--- Information provided ---

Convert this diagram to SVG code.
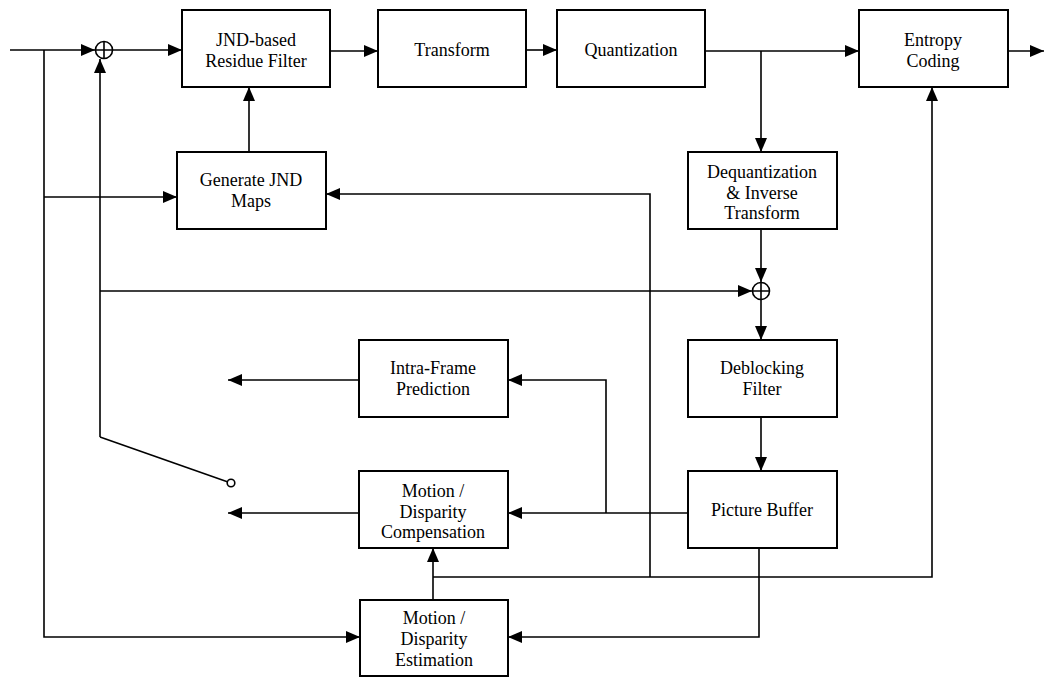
<svg xmlns="http://www.w3.org/2000/svg" width="1044" height="677" viewBox="0 0 1044 677">
  <style>
    .box { fill: #fff; stroke: #000; stroke-width: 2; }
    .wire { fill: none; stroke: #000; stroke-width: 1.6; }
    .arr { marker-end: url(#tip); }
    .sum { fill: #fff; stroke: #000; stroke-width: 1.6; }
    text { font-family: "Liberation Serif", "Times New Roman", serif; font-size: 18px; fill: #000; text-anchor: middle; }
  </style>
  <defs>
    <marker id="tip" markerUnits="userSpaceOnUse" markerWidth="14" markerHeight="12" viewBox="0 0 14 12" refX="14" refY="6" orient="auto">
      <path d="M0 0 L14 6 L0 12 Z" fill="#000"/>
    </marker>
  </defs>
  <rect width="1044" height="677" fill="#fff"/>

  <!-- connectors -->
  <g id="connectors">
    <path class="wire arr" d="M10 50 H95"/>
    <path class="wire arr" d="M44 50 V637 H360"/>
    <path class="wire arr" d="M44 197 H177"/>
    <path class="wire arr" d="M113 50 H182"/>
    <path class="wire arr" d="M330 51 H378"/>
    <path class="wire arr" d="M526 50 H557"/>
    <path class="wire arr" d="M705 51 H859"/>
    <path class="wire arr" d="M761 51 V152"/>
    <path class="wire arr" d="M1008 51 H1044"/>
    <path class="wire arr" d="M249 152 V87"/>
    <path class="wire arr" d="M650 577 V194 H326"/>
    <path class="wire arr" d="M433 600 V548"/>
    <path class="wire arr" d="M433 577 H932 V87"/>
    <path class="wire arr" d="M759 548 V637 H508"/>
    <path class="wire arr" d="M761 229 V282"/>
    <path class="wire arr" d="M761 300 V340"/>
    <path class="wire arr" d="M100 291 H752"/>
    <path class="wire arr" d="M100 437 V59"/>
    <path class="wire" d="M100 437 L228 482"/>
    <path class="wire arr" d="M761 417 V471"/>
    <path class="wire arr" d="M688 513 H508"/>
    <path class="wire arr" d="M606 513 V380 H508"/>
    <path class="wire arr" d="M359 380 H228"/>
    <path class="wire arr" d="M359 513 H228"/>
    <!-- selector contact -->
    <circle cx="231" cy="483" r="3.8" class="sum"/>
  </g>

  <!-- summing junctions -->
  <g id="sum-input">
    <circle cx="104" cy="50" r="8.5" class="sum"/>
    <path class="wire" d="M95.5 50 H112.5 M104 41.5 V58.5"/>
  </g>
  <g id="sum-recon">
    <circle cx="761" cy="291" r="8.5" class="sum"/>
    <path class="wire" d="M752.5 291 H769.5 M761 282.5 V299.5"/>
  </g>

  <!-- blocks -->
  <g id="jnd-filter">
    <rect class="box" x="182" y="10" width="148" height="77"/>
    <text x="256" y="46">JND-based</text>
    <text x="256" y="67">Residue Filter</text>
  </g>
  <g id="transform">
    <rect class="box" x="378" y="10" width="148" height="77"/>
    <text x="452" y="56">Transform</text>
  </g>
  <g id="quantization">
    <rect class="box" x="557" y="10" width="148" height="77"/>
    <text x="631" y="56">Quantization</text>
  </g>
  <g id="entropy">
    <rect class="box" x="859" y="10" width="149" height="77"/>
    <text x="933" y="46">Entropy</text>
    <text x="933" y="67">Coding</text>
  </g>
  <g id="jnd-maps">
    <rect class="box" x="177" y="152" width="149" height="77"/>
    <text x="251" y="186">Generate JND</text>
    <text x="251" y="207">Maps</text>
  </g>
  <g id="dequant">
    <rect class="box" x="688" y="152" width="149" height="77"/>
    <text x="762" y="178">Dequantization</text>
    <text x="762" y="199">&amp; Inverse</text>
    <text x="762" y="219">Transform</text>
  </g>
  <g id="deblocking">
    <rect class="box" x="688" y="340" width="149" height="77"/>
    <text x="762" y="374">Deblocking</text>
    <text x="762" y="395">Filter</text>
  </g>
  <g id="intra">
    <rect class="box" x="359" y="340" width="149" height="77"/>
    <text x="433" y="374">Intra-Frame</text>
    <text x="433" y="395">Prediction</text>
  </g>
  <g id="compensation">
    <rect class="box" x="359" y="471" width="149" height="77"/>
    <text x="433" y="497">Motion /</text>
    <text x="433" y="518">Disparity</text>
    <text x="433" y="538">Compensation</text>
  </g>
  <g id="picture-buffer">
    <rect class="box" x="688" y="471" width="149" height="77"/>
    <text x="762" y="516">Picture Buffer</text>
  </g>
  <g id="estimation">
    <rect class="box" x="360" y="600" width="148" height="76"/>
    <text x="434" y="624">Motion /</text>
    <text x="434" y="645">Disparity</text>
    <text x="434" y="666">Estimation</text>
  </g>
</svg>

---

Brief
All the material shown above is to be copied exactly, with no pictures carried over.

Result of the exercise
Convert this diagram to SVG code.
<svg xmlns="http://www.w3.org/2000/svg" width="1044" height="677" viewBox="0 0 1044 677">
  <style>
    .box { fill: #fff; stroke: #000; stroke-width: 2; }
    .wire { fill: none; stroke: #000; stroke-width: 1.6; }
    .arr { marker-end: url(#tip); }
    .sum { fill: #fff; stroke: #000; stroke-width: 1.6; }
    text { font-family: "Liberation Serif", "Times New Roman", serif; font-size: 18px; fill: #000; text-anchor: middle; }
  </style>
  <defs>
    <marker id="tip" markerUnits="userSpaceOnUse" markerWidth="14" markerHeight="12" viewBox="0 0 14 12" refX="14" refY="6" orient="auto">
      <path d="M0 0 L14 6 L0 12 Z" fill="#000"/>
    </marker>
  </defs>
  <rect width="1044" height="677" fill="#fff"/>

  <!-- connectors -->
  <g id="connectors">
    <path class="wire arr" d="M10 50 H95"/>
    <path class="wire arr" d="M44 50 V637 H360"/>
    <path class="wire arr" d="M44 197 H177"/>
    <path class="wire arr" d="M113 50 H182"/>
    <path class="wire arr" d="M330 51 H378"/>
    <path class="wire arr" d="M526 50 H557"/>
    <path class="wire arr" d="M705 51 H859"/>
    <path class="wire arr" d="M761 51 V152"/>
    <path class="wire arr" d="M1008 51 H1044"/>
    <path class="wire arr" d="M249 152 V87"/>
    <path class="wire arr" d="M650 577 V194 H326"/>
    <path class="wire arr" d="M433 600 V548"/>
    <path class="wire arr" d="M433 577 H932 V87"/>
    <path class="wire arr" d="M759 548 V637 H508"/>
    <path class="wire arr" d="M761 229 V282"/>
    <path class="wire arr" d="M761 300 V340"/>
    <path class="wire arr" d="M100 291 H752"/>
    <path class="wire arr" d="M100 437 V59"/>
    <path class="wire" d="M100 437 L228 482"/>
    <path class="wire arr" d="M761 417 V471"/>
    <path class="wire arr" d="M688 513 H508"/>
    <path class="wire arr" d="M606 513 V380 H508"/>
    <path class="wire arr" d="M359 380 H228"/>
    <path class="wire arr" d="M359 513 H228"/>
    <!-- selector contact -->
    <circle cx="231" cy="483" r="3.8" class="sum"/>
  </g>

  <!-- summing junctions -->
  <g id="sum-input">
    <circle cx="104" cy="50" r="8.5" class="sum"/>
    <path class="wire" d="M95.5 50 H112.5 M104 41.5 V58.5"/>
  </g>
  <g id="sum-recon">
    <circle cx="761" cy="291" r="8.5" class="sum"/>
    <path class="wire" d="M752.5 291 H769.5 M761 282.5 V299.5"/>
  </g>

  <!-- blocks -->
  <g id="jnd-filter">
    <rect class="box" x="182" y="10" width="148" height="77"/>
    <text x="256" y="46">JND-based</text>
    <text x="256" y="67">Residue Filter</text>
  </g>
  <g id="transform">
    <rect class="box" x="378" y="10" width="148" height="77"/>
    <text x="452" y="56">Transform</text>
  </g>
  <g id="quantization">
    <rect class="box" x="557" y="10" width="148" height="77"/>
    <text x="631" y="56">Quantization</text>
  </g>
  <g id="entropy">
    <rect class="box" x="859" y="10" width="149" height="77"/>
    <text x="933" y="46">Entropy</text>
    <text x="933" y="67">Coding</text>
  </g>
  <g id="jnd-maps">
    <rect class="box" x="177" y="152" width="149" height="77"/>
    <text x="251" y="186">Generate JND</text>
    <text x="251" y="207">Maps</text>
  </g>
  <g id="dequant">
    <rect class="box" x="688" y="152" width="149" height="77"/>
    <text x="762" y="178">Dequantization</text>
    <text x="762" y="199">&amp; Inverse</text>
    <text x="762" y="219">Transform</text>
  </g>
  <g id="deblocking">
    <rect class="box" x="688" y="340" width="149" height="77"/>
    <text x="762" y="374">Deblocking</text>
    <text x="762" y="395">Filter</text>
  </g>
  <g id="intra">
    <rect class="box" x="359" y="340" width="149" height="77"/>
    <text x="433" y="374">Intra-Frame</text>
    <text x="433" y="395">Prediction</text>
  </g>
  <g id="compensation">
    <rect class="box" x="359" y="471" width="149" height="77"/>
    <text x="433" y="497">Motion /</text>
    <text x="433" y="518">Disparity</text>
    <text x="433" y="538">Compensation</text>
  </g>
  <g id="picture-buffer">
    <rect class="box" x="688" y="471" width="149" height="77"/>
    <text x="762" y="516">Picture Buffer</text>
  </g>
  <g id="estimation">
    <rect class="box" x="360" y="600" width="148" height="76"/>
    <text x="434" y="624">Motion /</text>
    <text x="434" y="645">Disparity</text>
    <text x="434" y="666">Estimation</text>
  </g>
</svg>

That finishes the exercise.